First-time adoption after severe hyper-inflation An entity should apply IFRS 1 when it has been subject to severe hyper-inflation and resumes presenting, or presents for the first time, financial statements in accordance with IFRS. IFRS 1 requires a first-time adopter to apply IAS 29 retrospectively, because there was previously no exemption from applying hyper-inflation in the first IFRS financial statements.
However, certain economies (For example, Zimbabwe) have experienced periods of severe hyper-inflation, and entities in these economies were unable to prepare financial statements in accordance with IFRS, because compliance with IAS 29 was not possible. Similarly, these entities were unable to adopt IFRS due to the requirement to apply IAS 29 retrospectively under IFRS 1.

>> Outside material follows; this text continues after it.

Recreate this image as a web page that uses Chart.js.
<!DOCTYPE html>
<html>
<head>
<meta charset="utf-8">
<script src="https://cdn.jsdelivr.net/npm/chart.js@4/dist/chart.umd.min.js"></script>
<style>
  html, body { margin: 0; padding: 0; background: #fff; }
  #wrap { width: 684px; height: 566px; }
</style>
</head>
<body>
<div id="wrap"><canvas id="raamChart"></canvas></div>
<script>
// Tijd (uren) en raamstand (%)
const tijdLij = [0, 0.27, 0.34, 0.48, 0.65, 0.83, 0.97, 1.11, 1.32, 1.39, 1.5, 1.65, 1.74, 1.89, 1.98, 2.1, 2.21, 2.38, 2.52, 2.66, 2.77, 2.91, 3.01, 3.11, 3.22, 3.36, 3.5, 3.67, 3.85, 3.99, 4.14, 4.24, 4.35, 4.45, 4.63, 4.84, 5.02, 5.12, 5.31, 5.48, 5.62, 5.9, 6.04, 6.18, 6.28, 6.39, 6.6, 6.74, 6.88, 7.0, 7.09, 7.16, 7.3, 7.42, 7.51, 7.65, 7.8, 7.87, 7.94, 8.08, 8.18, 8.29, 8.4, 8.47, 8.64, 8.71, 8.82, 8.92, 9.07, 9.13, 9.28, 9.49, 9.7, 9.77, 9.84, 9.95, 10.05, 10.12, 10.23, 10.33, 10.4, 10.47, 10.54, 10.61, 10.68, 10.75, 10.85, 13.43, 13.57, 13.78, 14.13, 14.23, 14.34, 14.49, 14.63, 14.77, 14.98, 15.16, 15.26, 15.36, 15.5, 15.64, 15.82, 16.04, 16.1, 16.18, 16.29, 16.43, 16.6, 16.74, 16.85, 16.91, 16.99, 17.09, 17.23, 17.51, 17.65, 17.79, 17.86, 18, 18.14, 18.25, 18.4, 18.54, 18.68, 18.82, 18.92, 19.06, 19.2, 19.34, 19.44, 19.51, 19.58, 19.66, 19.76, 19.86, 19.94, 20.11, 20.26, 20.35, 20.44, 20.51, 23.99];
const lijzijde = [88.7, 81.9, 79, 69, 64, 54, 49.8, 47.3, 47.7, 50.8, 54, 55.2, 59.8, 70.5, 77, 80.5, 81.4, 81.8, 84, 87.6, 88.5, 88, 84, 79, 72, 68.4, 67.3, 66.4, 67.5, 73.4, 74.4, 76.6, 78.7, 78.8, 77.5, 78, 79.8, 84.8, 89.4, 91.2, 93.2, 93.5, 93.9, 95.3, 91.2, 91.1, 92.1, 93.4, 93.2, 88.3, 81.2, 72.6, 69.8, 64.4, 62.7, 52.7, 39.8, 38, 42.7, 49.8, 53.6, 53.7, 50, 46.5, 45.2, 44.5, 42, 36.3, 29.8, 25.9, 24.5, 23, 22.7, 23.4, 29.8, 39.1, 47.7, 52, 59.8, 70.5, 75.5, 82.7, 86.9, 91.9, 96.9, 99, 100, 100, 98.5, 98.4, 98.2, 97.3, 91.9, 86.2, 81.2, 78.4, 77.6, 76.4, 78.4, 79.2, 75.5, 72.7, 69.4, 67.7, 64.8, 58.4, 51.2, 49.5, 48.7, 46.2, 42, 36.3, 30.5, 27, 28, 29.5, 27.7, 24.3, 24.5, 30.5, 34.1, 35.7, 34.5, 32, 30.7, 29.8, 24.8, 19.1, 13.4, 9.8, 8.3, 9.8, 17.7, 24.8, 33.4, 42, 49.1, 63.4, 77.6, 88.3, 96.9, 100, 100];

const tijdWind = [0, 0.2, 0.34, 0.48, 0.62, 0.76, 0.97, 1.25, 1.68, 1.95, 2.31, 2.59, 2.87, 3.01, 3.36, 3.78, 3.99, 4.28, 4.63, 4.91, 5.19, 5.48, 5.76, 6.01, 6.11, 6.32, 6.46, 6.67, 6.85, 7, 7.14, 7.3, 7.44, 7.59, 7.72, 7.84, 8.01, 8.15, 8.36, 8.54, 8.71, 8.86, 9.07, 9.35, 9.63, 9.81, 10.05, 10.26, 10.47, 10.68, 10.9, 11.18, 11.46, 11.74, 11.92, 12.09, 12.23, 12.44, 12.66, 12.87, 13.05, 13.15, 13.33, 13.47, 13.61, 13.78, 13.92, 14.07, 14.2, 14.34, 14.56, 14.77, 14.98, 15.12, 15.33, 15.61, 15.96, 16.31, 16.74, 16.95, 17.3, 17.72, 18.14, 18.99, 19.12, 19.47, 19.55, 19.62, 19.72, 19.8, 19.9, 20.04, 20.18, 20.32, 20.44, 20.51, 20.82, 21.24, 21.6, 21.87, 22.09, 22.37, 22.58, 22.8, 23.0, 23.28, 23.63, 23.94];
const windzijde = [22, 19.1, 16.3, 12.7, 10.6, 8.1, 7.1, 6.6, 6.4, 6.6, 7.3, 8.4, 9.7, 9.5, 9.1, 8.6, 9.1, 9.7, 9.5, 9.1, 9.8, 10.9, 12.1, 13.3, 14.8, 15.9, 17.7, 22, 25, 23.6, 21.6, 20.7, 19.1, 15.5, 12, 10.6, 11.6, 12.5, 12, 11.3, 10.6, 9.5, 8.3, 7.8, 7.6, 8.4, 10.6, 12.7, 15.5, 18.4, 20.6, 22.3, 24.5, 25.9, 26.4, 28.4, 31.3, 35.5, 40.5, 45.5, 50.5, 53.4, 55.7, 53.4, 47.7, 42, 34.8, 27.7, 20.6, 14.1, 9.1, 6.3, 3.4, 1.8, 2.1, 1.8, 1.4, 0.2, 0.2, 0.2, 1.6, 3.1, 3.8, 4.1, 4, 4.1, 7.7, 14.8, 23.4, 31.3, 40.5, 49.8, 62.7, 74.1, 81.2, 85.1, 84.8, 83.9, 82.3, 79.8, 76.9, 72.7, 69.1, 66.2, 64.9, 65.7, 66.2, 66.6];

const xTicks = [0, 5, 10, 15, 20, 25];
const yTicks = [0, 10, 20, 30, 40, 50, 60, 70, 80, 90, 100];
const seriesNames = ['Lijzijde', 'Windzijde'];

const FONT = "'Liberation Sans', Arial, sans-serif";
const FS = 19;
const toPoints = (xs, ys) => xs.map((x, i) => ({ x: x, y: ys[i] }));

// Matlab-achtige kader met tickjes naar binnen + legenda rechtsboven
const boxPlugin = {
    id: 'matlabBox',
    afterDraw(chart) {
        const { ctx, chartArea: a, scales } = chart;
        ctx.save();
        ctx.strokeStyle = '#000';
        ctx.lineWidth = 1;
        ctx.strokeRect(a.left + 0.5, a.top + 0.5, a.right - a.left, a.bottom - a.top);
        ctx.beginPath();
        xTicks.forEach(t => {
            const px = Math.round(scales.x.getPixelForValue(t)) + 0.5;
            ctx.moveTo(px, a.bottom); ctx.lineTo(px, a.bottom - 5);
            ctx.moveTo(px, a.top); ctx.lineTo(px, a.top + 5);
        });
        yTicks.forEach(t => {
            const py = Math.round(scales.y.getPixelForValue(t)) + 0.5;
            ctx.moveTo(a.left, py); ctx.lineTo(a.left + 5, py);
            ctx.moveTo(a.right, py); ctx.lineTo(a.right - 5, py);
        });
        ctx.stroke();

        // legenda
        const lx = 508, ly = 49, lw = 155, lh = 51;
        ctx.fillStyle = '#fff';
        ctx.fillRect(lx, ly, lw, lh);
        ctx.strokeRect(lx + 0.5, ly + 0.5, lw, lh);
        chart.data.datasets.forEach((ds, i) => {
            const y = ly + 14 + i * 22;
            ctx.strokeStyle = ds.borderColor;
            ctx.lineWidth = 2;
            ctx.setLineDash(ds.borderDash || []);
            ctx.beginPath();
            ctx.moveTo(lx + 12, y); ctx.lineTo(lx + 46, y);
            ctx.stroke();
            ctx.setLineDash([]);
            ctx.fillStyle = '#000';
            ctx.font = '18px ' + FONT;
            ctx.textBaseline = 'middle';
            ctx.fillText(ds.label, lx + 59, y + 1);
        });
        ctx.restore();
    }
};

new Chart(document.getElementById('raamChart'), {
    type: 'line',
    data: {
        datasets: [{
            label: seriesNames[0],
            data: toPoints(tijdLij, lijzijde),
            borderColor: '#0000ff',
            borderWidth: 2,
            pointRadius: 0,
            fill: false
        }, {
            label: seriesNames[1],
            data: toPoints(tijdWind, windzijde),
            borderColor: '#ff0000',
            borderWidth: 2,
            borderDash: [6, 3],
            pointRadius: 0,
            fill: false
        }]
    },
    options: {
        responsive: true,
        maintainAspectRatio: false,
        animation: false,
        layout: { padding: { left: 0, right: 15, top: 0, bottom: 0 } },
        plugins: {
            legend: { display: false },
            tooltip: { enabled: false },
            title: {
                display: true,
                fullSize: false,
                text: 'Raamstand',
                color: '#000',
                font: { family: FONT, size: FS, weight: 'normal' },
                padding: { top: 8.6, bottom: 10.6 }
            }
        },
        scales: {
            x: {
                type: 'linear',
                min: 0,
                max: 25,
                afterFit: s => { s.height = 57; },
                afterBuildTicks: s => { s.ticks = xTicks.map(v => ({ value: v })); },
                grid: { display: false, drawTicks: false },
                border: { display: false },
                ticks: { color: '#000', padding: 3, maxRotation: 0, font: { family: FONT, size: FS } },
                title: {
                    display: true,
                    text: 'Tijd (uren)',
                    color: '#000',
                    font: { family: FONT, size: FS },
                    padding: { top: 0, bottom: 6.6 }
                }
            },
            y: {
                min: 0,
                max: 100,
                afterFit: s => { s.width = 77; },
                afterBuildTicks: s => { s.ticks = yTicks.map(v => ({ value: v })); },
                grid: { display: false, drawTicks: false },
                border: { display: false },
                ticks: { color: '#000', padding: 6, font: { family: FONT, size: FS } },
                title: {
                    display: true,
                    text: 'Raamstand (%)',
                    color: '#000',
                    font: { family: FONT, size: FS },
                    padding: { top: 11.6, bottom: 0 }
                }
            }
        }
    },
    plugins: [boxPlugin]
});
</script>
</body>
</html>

The discussions in the above sections relate to historical cost financial statements. An entity might prepare current cost financial statements. In that case, its financial statements already reflect a number of specific price changes but not the effects of general inflation. For current cost financial statements, the application of IAS 29 is as follows:
Items stated at current cost are not restated, because they are already stated in terms of the measuring unit current at the end of the reporting period. Other items in the balance sheet are restated in the same way as for historical financial statements.
As a general rule, the current cost statement of comprehensive income, before restatement, reports costs current at the time when the underlying transactions or events occurred. Cost of sales and depreciation are recorded at current costs at the time of consumption; sales and other expenses are recorded at their money amounts when they occurred. Therefore, all amounts need to be restated into the measuring unit current at the end of the reporting period by applying a general price index.
The gain or loss on net monetary position is accounted for and disclosed in the same way as for historical cost financial statements.